(A la dulce memoria de María Dolores Sáez Almagro, Lola)
Noviembre y tú te has ido; o no estás aquí, mejor dicho. Siguen cayendo las hojas de los árboles, los niños se disfrazan de monstruos y en algún lugar alguien cita el Tenorio de Zorrilla; huesos de santos y buñuelos, calabaza y boniato al horno…y visita al cementerio. Noviembre es también mes de la música, santa Cecilia. Llevo semanas escuchando a Benjamín Britten, su Sinfonía simple. Su melodía me acompaña mientras voy al trabajo; mientras camino bordeando el mar; mientras me llaman por teléfono y me entero de que ya no estás aquí.
A veces se produce cierta sincronización entre lo que leo y lo que sucede a mí alrededor. Como si le pusiera banda sonora con palabras a mi realidad. Releía estos días un artículo que mi admirado Samuel Johnson escribió cuando murió su madre. Johnson, que escribió el primer diccionario de la lengua inglesa en el siglo XVIII, tenía unas fuertes convicciones cristianas. El artículo en cuestión concluye con uno de los párrafos más bellos y esperanzadores que he leído sobre el dolor y la muerte de un ser querido. “Así pues, que la esperanza nos guíe, que la revelación no resulte ser falsa, que la unión de las almas permanezca; y que nosotros, que luchamos contra el pecado, el dolor y las enfermedades, gocemos de la atención y la amabilidad de aquellos que han acabado su camino y ahora reciben su recompensa”.
Samuel Johnson tenía como lema personal el siguiente verso de las Epístolas de Horacio: “Allí donde me lleve la tormenta, encontraré acomodo”. Y eso es lo que siempre hacía Lola y eso es lo que ya habrá hecho nada más llegar a la primera nube. Al ver al primer ángel o al primer querubín le habrá dicho: “Nene, ¿tú has comido algo?” Y rápido como el relámpago (y como la tristeza de recordarte ahora) le estará preparando una tortilla de pésoles o unos michirones, pues tendrá de todos los ingredientes a elegir, que siendo el cielo no ha de faltar nada. Qué suerte van a tener ellos ahora, los ángeles y los querubines y todos los que te precedieron, pues ya pueden disfrutarte; y no solo un rato (como es esto de vivir), sino toda la eternidad, ni más ni menos.

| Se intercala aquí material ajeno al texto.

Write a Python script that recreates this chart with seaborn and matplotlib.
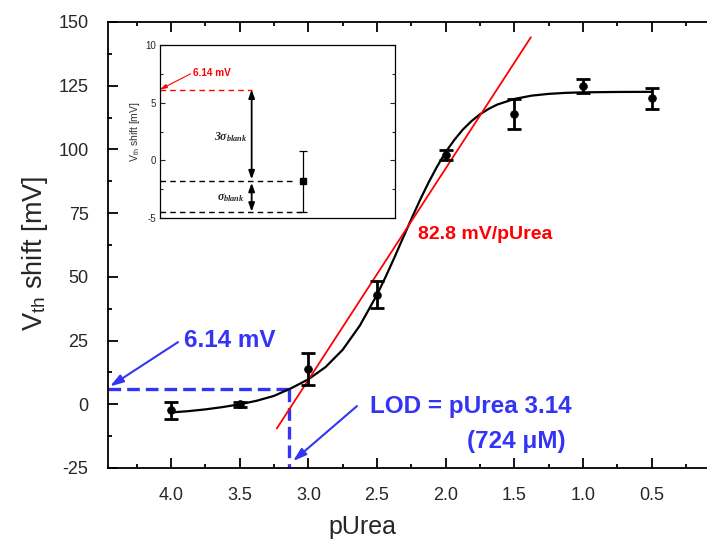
import matplotlib
matplotlib.use("Agg")
import matplotlib.pyplot as plt
from matplotlib.ticker import MultipleLocator
import seaborn as sns
import pandas as pd

# ---------------- data ----------------
pUrea = [4.0, 3.5, 3.0, 2.5, 2.0, 1.5, 1.0, 0.5]
vth_shift = [-2.3, 0.0, 13.8, 42.9, 97.8, 113.9, 124.9, 120.0]
vth_err = [3.3, 0.9, 6.3, 5.3, 2.0, 5.9, 2.6, 4.2]

# fitted curve
fit_p = [4.0, 3.875, 3.75, 3.625, 3.5, 3.375, 3.25, 3.125, 3.0, 2.875, 2.75,
         2.625, 2.5, 2.4375, 2.375, 2.3125, 2.25, 2.1875, 2.125, 2.0625, 2.0,
         1.9375, 1.875, 1.8125, 1.75, 1.6875, 1.625, 1.5, 1.375, 1.25, 1.125,
         1.0, 0.75, 0.5]
fit_v = [-3.2, -2.7, -2.0, -1.1, 0.0, 1.4, 3.3, 6.3, 9.8, 14.6, 21.4,
         30.9, 43.0, 50.0, 57.4, 65.1, 72.7, 80.1, 87.0, 93.3, 99.0,
         103.7, 107.8, 111.1, 113.8, 115.9, 117.6, 119.8, 121.1, 121.8, 122.2,
         122.4, 122.55, 122.6]

# linear-region fit (82.8 mV/pUrea)
slope_p = [3.23, 1.38]
slope_v = [-9.5, 144.0]

lod_p = 3.14
lod_v = 6.14

xtick_vals = [4.0, 3.5, 3.0, 2.5, 2.0, 1.5, 1.0, 0.5]
xtick_labels = ["4.0", "3.5", "3.0", "2.5", "2.0", "1.5", "1.0", "0.5"]
ytick_vals = [-25, 0, 25, 50, 75, 100, 125, 150]

# inset (blank)
blank_x = [0.61]
blank_mean = [-1.8]
blank_sd = [2.65]
inset_yticks = [-5, 0, 5, 10]

# ---------------- style ----------------
sns.set_style("ticks")
plt.rcParams["font.family"] = ["Liberation Sans", "DejaVu Sans"]
plt.rcParams["axes.unicode_minus"] = False
plt.rcParams["mathtext.fontset"] = "custom"
plt.rcParams["mathtext.rm"] = "Liberation Serif:bold:italic"
plt.rcParams["mathtext.it"] = "Liberation Serif:bold:italic"
plt.rcParams["mathtext.bf"] = "Liberation Serif:bold:italic"

BLUE = "#3434f4"
RED = "#ff0000"

fig = plt.figure(figsize=(7.07, 5.57), dpi=100)
ax = fig.add_axes([108 / 707, (557 - 468) / 557, (707 - 108) / 707, 446 / 557])

df = pd.DataFrame({"pUrea": pUrea, "shift": vth_shift, "err": vth_err})
fit_df = pd.DataFrame({"p": fit_p, "v": fit_v})
lin_df = pd.DataFrame({"p": slope_p, "v": slope_v})

sns.lineplot(data=fit_df, x="p", y="v", ax=ax, color="black", lw=1.6,
             sort=False, estimator=None, zorder=3)
sns.lineplot(data=lin_df, x="p", y="v", ax=ax, color=RED, lw=1.3,
             sort=False, estimator=None, zorder=4)
ax.errorbar(df["pUrea"], df["shift"], yerr=df["err"], fmt="none", ecolor="black",
            elinewidth=2.0, capsize=5, capthick=2.0, zorder=5)
sns.scatterplot(data=df, x="pUrea", y="shift", ax=ax, color="black", s=32,
                edgecolor="black", zorder=6, legend=False)

# LOD dashed guides
ax.plot([4.46, lod_p], [lod_v, lod_v], ls="--", color=BLUE, lw=2.4, dashes=(3.8, 1.8), zorder=2)
ax.plot([lod_p, lod_p], [lod_v, -25], ls="--", color=BLUE, lw=2.4, dashes=(3.8, 1.8), zorder=2)

ax.annotate("", xy=(4.445, 7.0), xytext=(3.949, 24.4),
            arrowprops=dict(arrowstyle="-|>,head_length=0.8,head_width=0.25",
                            color=BLUE, lw=1.5, shrinkA=0, shrinkB=0))
ax.annotate("", xy=(3.112, -22.3), xytext=(2.646, -0.7),
            arrowprops=dict(arrowstyle="-|>,head_length=0.8,head_width=0.25",
                            color=BLUE, lw=1.5, shrinkA=0, shrinkB=0))

ax.text(3.905, 22.5, "6.14 mV", color=BLUE, fontsize=17.5, fontweight="bold",
        ha="left", va="baseline")
ax.text(2.551, -3.5, "LOD = pUrea 3.14", color=BLUE, fontsize=17.5, fontweight="bold",
        ha="left", va="baseline")
ax.text(1.845, -17.0, "(724 \u03bcM)", color=BLUE, fontsize=17.5, fontweight="bold",
        ha="left", va="baseline")
ax.text(2.202, 64.8, "82.8 mV/pUrea", color=RED, fontsize=14, fontweight="bold",
        ha="left", va="baseline")

ax.set_xlim(4.459, 0.0973)
ax.set_ylim(-25, 150)
ax.set_xticks(xtick_vals)
ax.set_xticklabels(xtick_labels)
ax.set_yticks(ytick_vals)
ax.xaxis.set_minor_locator(MultipleLocator(0.25))
ax.yaxis.set_minor_locator(MultipleLocator(12.5))
ax.tick_params(which="both", direction="in", top=True, right=False, width=1.3, color="black")
ax.tick_params(which="major", length=7, labelsize=13, pad=14)
ax.tick_params(which="minor", length=3)
ax.spines["right"].set_visible(False)
for s in ["left", "top", "bottom"]:
    ax.spines[s].set_linewidth(1.3)
    ax.spines[s].set_color("black")

ax.set_xlabel("pUrea", fontsize=18)
ax.set_ylabel(r"V$_{\mathregular{th}}$ shift [mV]", fontsize=19.5)
ax.xaxis.set_label_coords(0.424, -0.105)
ax.yaxis.set_label_coords(-0.097, 0.482)

# ---------------- inset ----------------
ins = fig.add_axes([160 / 707, (557 - 218) / 557, 235 / 707, 173 / 557])
ins.set_xlim(0, 1)
ins.set_ylim(-5, 10)
ins.errorbar(blank_x, blank_mean, yerr=blank_sd, fmt="s", color="black", ms=4,
             elinewidth=0.9, capsize=3, capthick=0.9, zorder=5)
lo = blank_mean[0] - blank_sd[0]
mean = blank_mean[0]
ins.plot([0, 0.565], [mean, mean], ls="--", color="black", lw=1.0, dashes=(4, 3))
ins.plot([0, 0.61], [lo, lo], ls="--", color="black", lw=1.0, dashes=(4, 3))
ins.plot([0, 0.39], [lod_v, lod_v], ls="--", color=RED, lw=1.0, dashes=(4, 3))

ins.annotate("", xy=(0.39, lod_v), xytext=(0.39, mean + 0.15),
             arrowprops=dict(arrowstyle="<|-|>,head_length=0.5,head_width=0.18",
                             color="black", lw=1.3, shrinkA=0, shrinkB=0))
ins.annotate("", xy=(0.39, mean - 0.15), xytext=(0.39, lo),
             arrowprops=dict(arrowstyle="<|-|>,head_length=0.5,head_width=0.18",
                             color="black", lw=1.3, shrinkA=0, shrinkB=0))
ins.text(0.3, 2.0, r"$3\sigma_{blank}$", fontsize=8.5, ha="center", va="center")
ins.text(0.3, -3.2, r"$\sigma_{blank}$", fontsize=8.5, ha="center", va="center")

ins.annotate("", xy=(0.0, lod_v), xytext=(0.13, 7.5),
             arrowprops=dict(arrowstyle="-|>,head_length=0.4,head_width=0.12",
                             color=RED, lw=0.8, shrinkA=0, shrinkB=0))
ins.text(0.14, 7.6, "6.14 mV", color=RED, fontsize=7.2, fontweight="bold",
         ha="left", va="center")

ins.set_xticks([])
ins.set_yticks(inset_yticks)
ins.yaxis.set_minor_locator(MultipleLocator(2.5))
ins.tick_params(which="both", direction="in", left=True, right=True, width=0.8)
ins.tick_params(which="major", length=3.5, labelsize=7, pad=3)
ins.tick_params(which="minor", length=2)
for s in ins.spines.values():
    s.set_linewidth(0.9)
    s.set_color("black")
ins.set_xlabel("")
ins.set_ylabel(r"V$_{\mathregular{th}}$ shift [mV]", fontsize=7.5, color="#333333")
ins.yaxis.set_label_coords(-0.075, 0.5)

fig.savefig("out.png", dpi=100)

Nos hacemos mayores y cada vez tenemos más gente esperándonos al otro lado. No me gusta ver eso como algo malo sino todo lo contrario, como motivo de esperanza y de secreta alegría. Es como si echáramos raíces en el cielo; como si el tener a tantos ya allí hiciera más fácil el tránsito, más cómoda la espera, más fértil lo vivido. Vuestra ausencia, con todo nuestro dolor, es una promesa de futura dicha. Recuerdo, ay, tu imagen de promesa acompañando a la Virgen, enseñándonos que no hay mejor teología que la del que camina detrás de nuestra Madre con una luz entre las manos. Que esa luz que un día alumbró tu camino sea nuestra guía en estos días de noviembre, mientras las hojas de los árboles siguen cayendo.